I had been waiting eagerly for an eighth book in the "Badge of Honor" series for a few years now. I'd figured Griffin would continue the series by skipping ahead a few months and picking up the action somewhere in the mid-1970s, where the seventh book left off.
What I wasn't expecting was a book that's written with the main characters being the same ages as they were before, but the book's action taking place in the present. Griffin has skipped ahead through nearly 30 years of time but clearly states several times throughout the book that only a few months (possibly up to six) have passed since the action of the seventh book ended.
This means that characters now are constantly using cell phones, which are common nowadays but were nonexistent when the series left off in book 7 -- and which they never used in the books up to and including the seventh. It means characters drive cars and trucks that are mentioned by explicit make and model and that exist only now, but were unheard of (even undreamed of) in the 1970s (think SUVs).
I also found jarring the fact that many key players from previous books are absent, without explicit explanations for the changes. For example, Jerry Carlucci, the mayor of Philadelphia through the first seven books, is gone. He's mentioned once or twice, but he's no longer the mayor. I remember a brief mention that indicated he may have been elected to the US Senate, but in the previous books he was always concerned with RE-ELECTION, not with election to an entirely different level of government.
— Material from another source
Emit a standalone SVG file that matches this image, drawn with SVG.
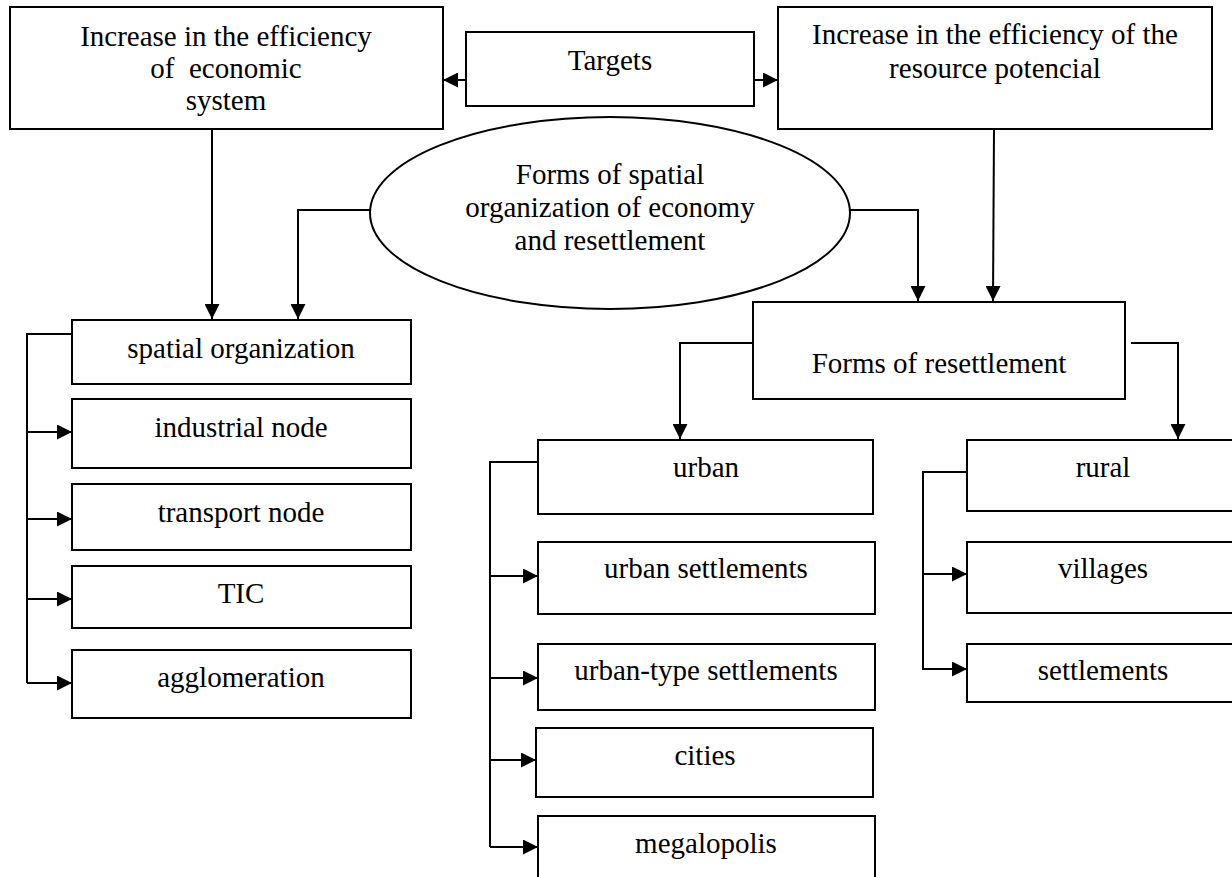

Similarly, the police commissioner is gone (a bit more easily explained, as that's a political appointment and the commissioner serves at the mayor's pleasure); the district attorney is gone; and a few other characters suffer similar fates.
Finally, the book is [filled] with errors of continuity. Matt Payne's elimination from the Marine Corps is explained in this book as a problem with his ear; in the first seven books, it was a problem with his eye. He was only promoted to detective a short time before his promotion to sergeant in the eighth book, and the series has made it plain that such promotion opprotunities rest on passing of examinations that are held only every couple of years, and that not everyone qualifies even to take those tests each time. So Payne's somewhat stellar rise through the ranks goes against the procedures and standards Griffin has described in the series up to and including the seventh book.
One character who was explicitly removed from the police force is back in this book: Wilson Carter. In the fifth book, he left the police force; now he's a sergeant and there's no indication he was ever out of the Highway Patrol.
All that said, I found the book to be an engaging read. Griffin's style always engages me, and though I do often find a lot of his dialog difficult to believe (I doubt people really talk like the characters in his book), I usually finish the books within a day or two. This one took me a week because I read it during a vacation, and only a few dozen pages at a time. And it ended very abruptly, which I'm sure is meant to set up another book, but it left me unsatisfied.